Sejak awal tahun, Indonesia memang mendapat tekanan kencang arus modal keluar karena ekspektasi kenaikan suku bunga acuan The Federal Reserve AS (The Fed), dan kenaikan imbal hasil obligasi pemerintah AS, tenor 10 tahun. Nilai tukar rupiah pernah melemah hingga 4,5 persen secara tahun kalender sejak awal tahun hingga 21 Mei 2018.

Namun, sejak Perry memegang kendali BI dan menaikkan suku bunga acuan sebesar 25 basis poin sebanyak dua kali dalam tempo dua pekan, rupiah berangsur menguat hingga dua persen dan kembali ke level psikologis 13.900 rupiah per dollar AS.

"Perhitungan 13 triliun rupiah sejak 24 Mei 2018, inflow masuk, khususnya ke surat berharga negara, obligasi, dan saham," ujar dia. "Kami akan terapkan kebijakan yang pre-emptive, ahead of the curve, dan frontloading," tambah dia.

Pemberian Insentif

Sebelumnya, bankir menilai pemberian insentif atau keringanan kepada investor dinilai sangat diperlukan agar mereka tetap mau mengelola dananya dalam bentuk dollar AS di dalam negeri. Pendekatan itu dimaksudkan agar investasi, terutama berdenominasi dollar AS tidak mudah keluar (outflow) apabila terjadi guncangan di pasar global.
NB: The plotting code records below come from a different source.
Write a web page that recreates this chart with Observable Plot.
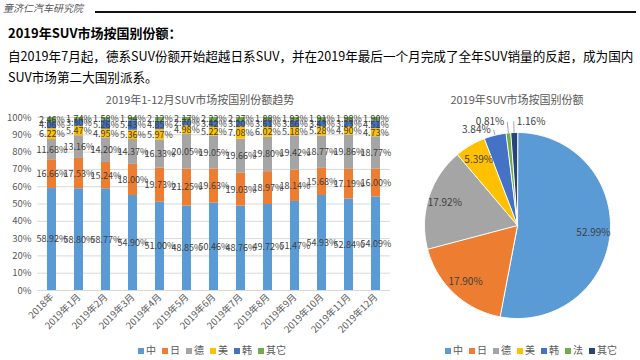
<!DOCTYPE html>
<html><head><meta charset="utf-8">
<script src="https://cdn.jsdelivr.net/npm/d3@7"></script>
<script src="https://cdn.jsdelivr.net/npm/@observablehq/plot@0.6"></script>
<style>
body{margin:0;width:640px;height:360px;overflow:hidden;background:#fff;position:relative;font-family:"Noto Sans CJK SC","Noto Sans",sans-serif}
.abs{position:absolute;white-space:nowrap}
.legend{position:absolute;font-size:10px;color:#595959;display:flex;gap:6px;align-items:center}
.legend span.sw{display:inline-block;width:6px;height:6px;margin-right:2px}
</style></head><body>
<div class="abs" style="left:3px;top:0px;font-size:10px;font-style:italic;color:#555">童济仁汽车研究院</div>
<div class="abs" style="left:95px;top:11px;width:541px;height:2px;background:#111"></div>
<div class="abs" style="left:8px;top:23px;font-size:13px;font-weight:bold;color:#000">2019年SUV市场按国别份额：</div>
<div class="abs" style="left:8px;top:45px;font-size:12.6px;line-height:21px;color:#000">自2019年7月起，德系SUV份额开始超越日系SUV，并在2019年最后一个月完成了全年SUV销量的反超，成为国内<br>SUV市场第二大国别派系。</div>
<div class="abs" style="left:0;width:400px;top:91px;text-align:center;font-size:11px;color:#595959">2019年1-12月SUV市场按国别份额趋势</div>
<div class="abs" style="left:387px;width:260px;top:91px;text-align:center;font-size:11px;color:#595959">2019年SUV市场按国别份额</div>
<div id="bar" class="abs" style="left:0;top:90px"></div>
<div id="pie" class="abs" style="left:380px;top:90px"></div>
<div id="legBar" class="legend" style="left:138px;top:342px"></div>
<div id="legPie" class="legend" style="left:445px;top:342px"></div>
<script>
const months = ["2018年","2019年1月","2019年2月","2019年3月","2019年4月","2019年5月","2019年6月","2019年7月","2019年8月","2019年9月","2019年10月","2019年11月","2019年12月"];
const countries = ["中","日","德","美","韩","其它"];
const barColors = ["#5B9BD5","#ED7D31","#A5A5A5","#FFC000","#4472C4","#70AD47"];
const shareChina   = [58.92,58.80,58.77,54.90,51.00,48.85,50.46,48.76,49.72,51.47,54.93,52.84,54.09];
const shareJapan   = [16.66,17.53,15.24,18.00,19.73,21.25,19.63,19.03,18.97,18.14,15.68,17.19,16.00];
const shareGermany = [11.68,13.16,14.20,14.37,16.33,20.05,19.05,19.66,19.80,19.42,18.77,19.86,18.77];
const shareUS      = [6.22,5.47,4.95,5.36,5.97,4.98,5.22,7.08,6.02,5.18,5.28,4.90,4.73];
const shareKorea   = [4.06,3.30,5.26,5.43,4.85,2.70,3.42,3.20,3.61,3.86,3.43,3.23,4.51];
const shareOther   = [2.46,1.74,1.58,1.94,2.12,2.17,2.22,2.27,1.88,1.93,1.91,1.98,1.90];
const yTicks = [0,10,20,30,40,50,60,70,80,90,100];

const pieCountries = ["中","日","德","美","韩","法","其它"];
const pieShares = [52.99,17.90,17.92,5.39,3.84,0.81,1.16];
const pieColors = ["#5B9BD5","#ED7D31","#A5A5A5","#FFC000","#4472C4","#70AD47","#264478"];

const series = [shareChina, shareJapan, shareGermany, shareUS, shareKorea, shareOther];
const barData = [];
months.forEach((m, i) => countries.forEach((c, j) => barData.push({month: m, country: c, value: series[j][i]})));

const font = '"Noto Sans CJK SC","Noto Sans",sans-serif';
const barPlot = Plot.plot({
  width: 400, height: 250,
  marginLeft: 37, marginRight: 10, marginTop: 27, marginBottom: 50,
  style: {fontFamily: font, fontSize: "9.5px", color: "#595959", background: "transparent"},
  x: {domain: months, paddingInner: 0.66, paddingOuter: 0.35, tickRotate: -45, tickSize: 0, tickPadding: 5, label: null},
  y: {domain: [0, 100], ticks: yTicks, tickFormat: d => d + "%", tickSize: 0, tickPadding: 6, label: null},
  color: {domain: countries, range: barColors},
  marks: [
    Plot.ruleY(yTicks, {stroke: "#d9d9d9"}),
    Plot.barY(barData, Plot.stackY({x: "month", y: "value", z: "country", fill: "country", order: countries})),
    Plot.text(barData, Plot.stackY({x: "month", y: "value", z: "country", order: countries,
      text: d => d.value.toFixed(2) + "%", fill: "#404040", fontSize: 9}))
  ]
});
document.getElementById("bar").appendChild(barPlot);

// pie
const total = d3.sum(pieShares);
let acc = 0;
const slices = pieCountries.map((c, i) => {
  const a0 = acc / total * 2 * Math.PI; acc += pieShares[i];
  const a1 = acc / total * 2 * Math.PI;
  return {c, v: pieShares[i], a0, a1, mid: (a0 + a1) / 2, i};
});
const pts = [];
for (const s of slices) {
  pts.push({c: s.c, x: 0, y: 0});
  const n = Math.max(2, Math.ceil((s.a1 - s.a0) / (Math.PI / 180)));
  for (let k = 0; k <= n; k++) {
    const a = s.a0 + (s.a1 - s.a0) * k / n;
    pts.push({c: s.c, x: Math.sin(a), y: Math.cos(a)});
  }
}
const inside = slices.filter(s => s.v >= 5);
const outside = slices.filter(s => s.v < 5);
const lr = s => (s.v > 2 ? 1.06 : 1.12);
const lastSlice = slices[slices.length - 1];
const piePlot = Plot.plot({
  width: 260, height: 250,
  marginLeft: 44, marginRight: 30, marginTop: 42, marginBottom: 22,
  style: {fontFamily: font, fontSize: "10px", background: "transparent"},
  x: {domain: [-1, 1], axis: null},
  y: {domain: [-1, 1], axis: null},
  color: {domain: pieCountries, range: pieColors},
  marks: [
    Plot.line(pts, {x: "x", y: "y", z: "c", fill: "c", stroke: "white", strokeWidth: 1, curve: "linear-closed"}),
    Plot.text(inside, {x: s => 0.82 * Math.sin(s.mid), y: s => 0.82 * Math.cos(s.mid), text: s => s.v.toFixed(2) + "%", fill: "#404040", fontSize: 10}),
    Plot.link(outside, {x1: s => Math.sin(s.mid), y1: s => Math.cos(s.mid), x2: s => lr(s) * Math.sin(s.mid), y2: s => lr(s) * Math.cos(s.mid), stroke: "#a6a6a6"}),
    Plot.text(outside.filter(s => s !== lastSlice), {x: s => lr(s) * Math.sin(s.mid), y: s => lr(s) * Math.cos(s.mid), text: s => s.v.toFixed(2) + "%", textAnchor: "end", dx: -3, fill: "#404040", fontSize: 10}),
    Plot.text([lastSlice], {x: s => lr(s) * Math.sin(s.mid), y: s => lr(s) * Math.cos(s.mid), text: s => s.v.toFixed(2) + "%", textAnchor: "start", dx: 3, fill: "#404040", fontSize: 10})
  ]
});
document.getElementById("pie").appendChild(piePlot);

function legend(el, names, cols) {
  const div = document.getElementById(el);
  names.forEach((n, i) => {
    const it = document.createElement("span");
    it.innerHTML = `<span class="sw" style="background:${cols[i]}"></span>${n}`;
    div.appendChild(it);
  });
}
legend("legBar", countries, barColors);
legend("legPie", pieCountries, pieColors);
</script>
</body></html>
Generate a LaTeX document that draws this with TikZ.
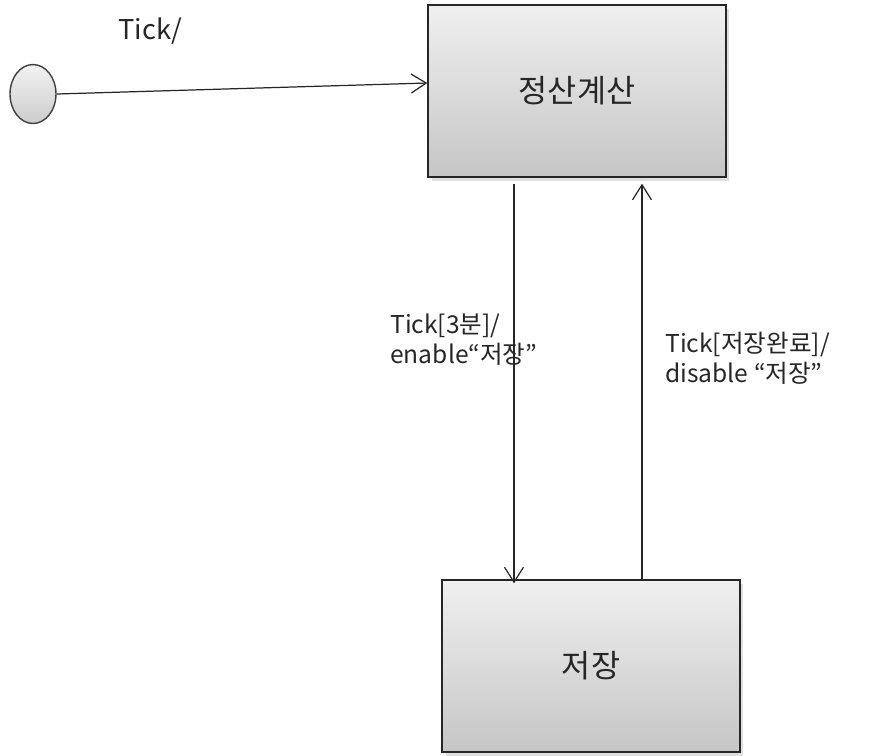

"Kalau dilarang keluar, nanti dikira capital control, jadi berikan insentif," kata Direktur Utama Bank Mandiri, Kartiko Wirjoatmodjo di Jakarta, Selasa pekan ini.

Pria yang akrab dipanggil Tiko ini menjelaskan bentuk insentif yang bisa diberikan pengurangan pajak deposito bagi eksportir yang mau menyimpan dollar AS di dalam negeri dan menggunakan rupiah.

Selain itu, perusahaan multinasional yang bermukim di Indonesia bisa memperoleh insentif pajak, apabila deviden yang diperoleh, kembali diinvestasikan di dalam negeri.

Dia menyakini bentuk-bentuk insentif tersebut bisa menahan keluarnya modal keluar seiring dengan meningkatnya tekanan global.

"Jadi, lebih baik kita memberikan insentif supaya dollar tidak dipulangkan keluar negeri dan pindah ke negara lain," kata Tiko.

Namun, menurut dia, ide pengenaan pajak bagi investor jangka pendek di Surat Berharga Negara (SBN), agar tidak melarikan modal keluar negeri, belum perlu dilakukan.

"Beberapa negara memang melakukan, tapi khawatirnya, iklim investasi portofolio terganggu. Ini bisa dipertimbangkan, tapi hati-hati," katanya.

Terkait kemungkinan revisi UU Nomor 24 Tahun 1999 tentang Lalu Lintas Devisa dan Sistem Nilai Tukar, Tiko mengatakan hal tersebut akan lebih baik dilakukan ketika kondisi ekonomi dalam situasi stabil.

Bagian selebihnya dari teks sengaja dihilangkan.